Title: The King’s Deception (Cotton Malone #8)
Author: Steve Berry (website)
Pub. Date: June 11, 2013
Source: e-ARC via netgalley
Summary: Cotton Malone and his fifteen-year-old son, Gary, are headed to Europe. As a favor to his former boss at the Justice Department, Malone agrees to escort a teenage fugitive back to England. But after he is greeted at gunpoint in London, both the fugitive and Gary disappear, and Malone learns that he’s stumbled into a high-stakes diplomatic showdown—an international incident fueled by geopolitical gamesmanship and shocking Tudor secrets.
Genre: Thriller, Mystery
He once thought his own family dysfunctional, but the Tudors proved that there was always something worse.
Cotton Malone, Justice Department agent-turned-antique bookseller, is still reeling from the news of his ex-wive’s betrayal. The revelation that Gary is not his son cut deep and hurt Gary even worse. The two plan to spend Gary’s Thanksgiving break together – Gary will fly out to Cotton’s shop in Copenhagen – but life never goes according to plan.
It seems the job of an agent – even an ex-agent – is never done and, as a favor, Cotton was asked to escort another teenager back home. 15-year old Ian Dunne witnessed a murder and fled the scene with a flash drive containing an unimaginable secret. Now the boy is in grave danger and only Cotton can save him.

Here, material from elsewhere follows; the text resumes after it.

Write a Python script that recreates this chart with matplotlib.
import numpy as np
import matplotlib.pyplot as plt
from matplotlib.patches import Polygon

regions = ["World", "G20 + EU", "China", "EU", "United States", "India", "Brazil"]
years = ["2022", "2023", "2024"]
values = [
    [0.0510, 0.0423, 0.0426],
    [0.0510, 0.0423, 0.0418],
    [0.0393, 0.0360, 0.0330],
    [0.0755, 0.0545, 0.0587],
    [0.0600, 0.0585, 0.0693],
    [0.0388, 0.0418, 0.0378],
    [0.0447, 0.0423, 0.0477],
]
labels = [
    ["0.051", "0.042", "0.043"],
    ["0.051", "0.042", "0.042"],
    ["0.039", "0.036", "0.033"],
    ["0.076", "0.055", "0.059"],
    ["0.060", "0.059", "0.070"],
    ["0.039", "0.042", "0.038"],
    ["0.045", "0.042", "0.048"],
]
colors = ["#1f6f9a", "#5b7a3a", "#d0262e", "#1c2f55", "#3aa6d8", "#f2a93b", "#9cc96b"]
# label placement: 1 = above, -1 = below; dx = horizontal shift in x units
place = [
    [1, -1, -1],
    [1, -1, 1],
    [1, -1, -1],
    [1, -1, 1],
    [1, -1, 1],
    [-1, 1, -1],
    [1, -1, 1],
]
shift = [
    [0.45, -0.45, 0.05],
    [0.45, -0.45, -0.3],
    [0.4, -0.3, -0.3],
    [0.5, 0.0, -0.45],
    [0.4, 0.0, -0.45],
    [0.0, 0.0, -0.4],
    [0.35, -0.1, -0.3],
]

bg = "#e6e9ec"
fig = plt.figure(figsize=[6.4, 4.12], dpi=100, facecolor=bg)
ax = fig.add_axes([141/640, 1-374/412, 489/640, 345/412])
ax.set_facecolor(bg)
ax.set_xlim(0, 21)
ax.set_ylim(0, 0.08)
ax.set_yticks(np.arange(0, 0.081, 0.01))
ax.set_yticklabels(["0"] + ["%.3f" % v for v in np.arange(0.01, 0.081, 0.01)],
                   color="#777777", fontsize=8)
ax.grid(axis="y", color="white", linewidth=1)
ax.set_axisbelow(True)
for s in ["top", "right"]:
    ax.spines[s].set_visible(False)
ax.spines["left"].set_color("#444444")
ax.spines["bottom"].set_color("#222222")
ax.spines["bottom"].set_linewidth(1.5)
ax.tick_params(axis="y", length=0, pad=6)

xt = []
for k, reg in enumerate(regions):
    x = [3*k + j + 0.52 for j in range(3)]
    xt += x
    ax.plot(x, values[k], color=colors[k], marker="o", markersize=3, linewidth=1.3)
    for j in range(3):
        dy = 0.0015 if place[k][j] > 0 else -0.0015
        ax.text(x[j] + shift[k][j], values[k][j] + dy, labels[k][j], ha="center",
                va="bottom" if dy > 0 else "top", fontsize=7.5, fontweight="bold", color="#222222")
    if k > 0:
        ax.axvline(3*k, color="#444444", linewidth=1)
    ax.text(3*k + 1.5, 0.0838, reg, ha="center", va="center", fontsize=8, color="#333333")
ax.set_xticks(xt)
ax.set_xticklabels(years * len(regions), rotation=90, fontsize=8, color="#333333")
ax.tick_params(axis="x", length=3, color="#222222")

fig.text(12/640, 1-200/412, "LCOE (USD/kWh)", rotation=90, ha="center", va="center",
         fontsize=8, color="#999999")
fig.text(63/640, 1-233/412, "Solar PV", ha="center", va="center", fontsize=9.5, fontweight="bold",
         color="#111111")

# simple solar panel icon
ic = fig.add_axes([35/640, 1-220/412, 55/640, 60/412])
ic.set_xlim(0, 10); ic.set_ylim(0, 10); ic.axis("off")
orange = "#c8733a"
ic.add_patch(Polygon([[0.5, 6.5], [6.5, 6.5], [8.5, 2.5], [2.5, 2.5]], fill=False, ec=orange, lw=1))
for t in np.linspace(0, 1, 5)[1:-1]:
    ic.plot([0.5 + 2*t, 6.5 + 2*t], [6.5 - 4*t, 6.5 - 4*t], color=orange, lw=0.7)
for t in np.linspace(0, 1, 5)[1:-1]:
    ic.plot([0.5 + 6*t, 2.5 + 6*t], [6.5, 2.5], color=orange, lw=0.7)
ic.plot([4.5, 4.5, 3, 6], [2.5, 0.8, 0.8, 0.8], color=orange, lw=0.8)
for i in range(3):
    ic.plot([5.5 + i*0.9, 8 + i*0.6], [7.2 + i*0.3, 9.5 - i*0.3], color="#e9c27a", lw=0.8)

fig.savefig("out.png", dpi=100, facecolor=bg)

Steve Berry is one of my go-to comfort authors and I was ecstatic to receive a copy of his latest. I first discovered Berry shortly after high school when I was coming off my Da Vinci Code high and looking for something similar. Somehow I came across one of Berry’s books and haven’t looked back. Guys, any of his books are perfect beach reads: blindingly fast pace, super short chapters (a few pages at most with multiple scenes per chapter), intriguing plots. Also, he helped fuel my Romanov obsession.
Don’t be intimidated by the length of his Cotton Malone series: one of the best things about Berry’s books is that you can jump in anywhere and not feel confused or lost. There are lots of details provided that will catch you up to speed without being overwhelming or bogged down with backstory.

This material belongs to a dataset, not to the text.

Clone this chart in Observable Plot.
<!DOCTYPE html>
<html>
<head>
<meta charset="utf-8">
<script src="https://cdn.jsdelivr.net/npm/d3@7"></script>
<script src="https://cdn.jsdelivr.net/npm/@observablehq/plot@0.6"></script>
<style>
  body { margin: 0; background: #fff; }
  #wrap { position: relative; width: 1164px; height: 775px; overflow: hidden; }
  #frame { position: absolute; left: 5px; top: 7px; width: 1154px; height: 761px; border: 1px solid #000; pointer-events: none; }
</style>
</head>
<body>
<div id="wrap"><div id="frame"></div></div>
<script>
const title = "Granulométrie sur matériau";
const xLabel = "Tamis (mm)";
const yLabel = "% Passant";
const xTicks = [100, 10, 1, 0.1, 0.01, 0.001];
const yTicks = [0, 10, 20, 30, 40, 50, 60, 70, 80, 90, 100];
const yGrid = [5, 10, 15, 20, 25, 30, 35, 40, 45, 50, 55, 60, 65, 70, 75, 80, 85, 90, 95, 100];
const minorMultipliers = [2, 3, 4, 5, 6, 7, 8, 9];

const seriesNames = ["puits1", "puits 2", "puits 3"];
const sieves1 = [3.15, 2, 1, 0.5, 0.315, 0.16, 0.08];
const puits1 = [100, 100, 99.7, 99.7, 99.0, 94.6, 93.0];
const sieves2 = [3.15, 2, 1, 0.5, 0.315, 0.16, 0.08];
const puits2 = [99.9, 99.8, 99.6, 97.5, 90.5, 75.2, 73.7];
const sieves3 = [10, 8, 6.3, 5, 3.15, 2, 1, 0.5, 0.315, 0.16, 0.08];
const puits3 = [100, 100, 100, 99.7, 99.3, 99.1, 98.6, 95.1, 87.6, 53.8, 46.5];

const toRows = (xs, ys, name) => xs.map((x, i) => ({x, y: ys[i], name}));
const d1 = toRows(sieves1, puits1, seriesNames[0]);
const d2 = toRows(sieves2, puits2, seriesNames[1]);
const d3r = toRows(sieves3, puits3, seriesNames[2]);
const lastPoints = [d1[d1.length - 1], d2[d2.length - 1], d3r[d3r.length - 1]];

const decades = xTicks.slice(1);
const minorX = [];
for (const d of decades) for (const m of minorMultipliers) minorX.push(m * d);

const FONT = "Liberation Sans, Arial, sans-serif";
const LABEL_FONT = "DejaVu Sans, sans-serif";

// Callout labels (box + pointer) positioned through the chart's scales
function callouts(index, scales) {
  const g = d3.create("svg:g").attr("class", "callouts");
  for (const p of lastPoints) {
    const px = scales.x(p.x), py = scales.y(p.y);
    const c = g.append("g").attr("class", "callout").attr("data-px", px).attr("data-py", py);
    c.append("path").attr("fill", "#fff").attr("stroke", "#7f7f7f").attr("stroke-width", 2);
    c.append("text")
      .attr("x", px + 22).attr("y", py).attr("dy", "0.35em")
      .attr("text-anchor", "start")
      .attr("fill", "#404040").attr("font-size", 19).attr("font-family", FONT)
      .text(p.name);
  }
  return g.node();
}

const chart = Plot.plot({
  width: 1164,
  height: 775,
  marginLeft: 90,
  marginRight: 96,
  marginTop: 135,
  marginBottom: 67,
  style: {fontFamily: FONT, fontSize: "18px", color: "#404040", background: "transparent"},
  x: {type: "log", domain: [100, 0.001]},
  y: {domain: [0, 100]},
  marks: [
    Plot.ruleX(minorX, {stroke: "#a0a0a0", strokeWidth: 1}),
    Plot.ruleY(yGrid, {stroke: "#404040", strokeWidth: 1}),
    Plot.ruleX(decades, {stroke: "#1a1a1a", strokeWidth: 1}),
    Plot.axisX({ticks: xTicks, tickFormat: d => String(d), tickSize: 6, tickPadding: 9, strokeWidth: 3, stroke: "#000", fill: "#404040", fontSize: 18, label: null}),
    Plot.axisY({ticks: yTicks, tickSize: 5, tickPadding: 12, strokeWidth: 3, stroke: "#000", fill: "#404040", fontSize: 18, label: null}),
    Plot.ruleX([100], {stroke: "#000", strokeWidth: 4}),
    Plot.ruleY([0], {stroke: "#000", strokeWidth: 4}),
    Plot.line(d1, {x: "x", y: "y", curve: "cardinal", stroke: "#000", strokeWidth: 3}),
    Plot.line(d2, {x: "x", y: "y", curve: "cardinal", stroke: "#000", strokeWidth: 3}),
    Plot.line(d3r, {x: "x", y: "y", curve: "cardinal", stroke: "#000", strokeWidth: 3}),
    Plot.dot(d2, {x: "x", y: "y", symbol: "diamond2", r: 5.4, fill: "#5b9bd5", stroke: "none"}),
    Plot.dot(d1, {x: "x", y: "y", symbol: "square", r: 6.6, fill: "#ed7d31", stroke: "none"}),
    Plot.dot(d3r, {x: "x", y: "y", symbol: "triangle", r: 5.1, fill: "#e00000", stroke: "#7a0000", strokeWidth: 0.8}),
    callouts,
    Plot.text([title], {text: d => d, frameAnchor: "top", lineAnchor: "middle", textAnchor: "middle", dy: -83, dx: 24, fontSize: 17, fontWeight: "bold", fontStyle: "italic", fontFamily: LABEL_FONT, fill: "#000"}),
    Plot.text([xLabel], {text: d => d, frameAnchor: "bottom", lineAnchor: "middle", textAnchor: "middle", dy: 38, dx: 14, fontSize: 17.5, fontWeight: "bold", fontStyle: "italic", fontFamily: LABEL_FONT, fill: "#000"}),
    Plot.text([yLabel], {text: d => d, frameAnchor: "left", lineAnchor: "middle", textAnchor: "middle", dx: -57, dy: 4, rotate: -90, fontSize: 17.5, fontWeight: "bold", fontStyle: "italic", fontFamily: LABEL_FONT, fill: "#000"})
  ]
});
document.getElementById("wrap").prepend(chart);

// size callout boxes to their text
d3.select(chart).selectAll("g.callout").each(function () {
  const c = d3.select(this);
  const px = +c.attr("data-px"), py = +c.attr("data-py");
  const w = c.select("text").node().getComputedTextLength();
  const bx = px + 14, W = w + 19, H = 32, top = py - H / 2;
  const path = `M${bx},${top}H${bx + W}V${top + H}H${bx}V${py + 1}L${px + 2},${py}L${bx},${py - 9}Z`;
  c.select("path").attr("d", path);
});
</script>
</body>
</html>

Like his other books, The King’s Deception is jam-packed with characters but, apart from a few really minor ones, I never had any trouble keeping them straight and each had a distinct identity. Also in true Berry fashion, there are numerous plots that initially seem unrelated, but by the end, you’re left in awe of Berry’s mastery.
The main bulk of the novel questions Elizabeth I’s identity. Legends have circulated for centuries that the Virgin Queen wasn’t quite who she claimed to be and that flash drive Ian Dunne stole? It’s all the proof needed to show the monarch was a fraud. The ramifications of such a discovery would be immense: because the monarch was an impostor, any law or creed created during her reign now becomes void. Essentially this means that a good deal of Ireland was handed over to English colonists under false pretenses. This is HUGE and would ultimately lead to war.
Throughout the novel are multiple diary entries and letters describing how the switch happened and how the court ensured its secrecy. When Elizabeth was thirteen, she contracted a fever and died shortly after. A replacement was found – though at that time no one could have foreseen Elizabeth’s rise to power (she had been a few places down in the list of heirs). These chapters were SO fascinating and kept me glued to the book.
The only downfall to Berry’s writing is that you know from the start who the bad guys are. I like being shocked by a character’s double-cross, but here you know everyone’s motives from the start. A little more surprise would have been nice.
If you’re a Steve Berry newbie and want a good book to take on vacation, pick up a copy of The King’s Deception. While reading I kept pausing to look up so many portraits or historical tidbits (the Mask of Youth, for example!). All of it was so wonderfully researched and interesting; don’t be surprised if you see an upcoming History 101 post!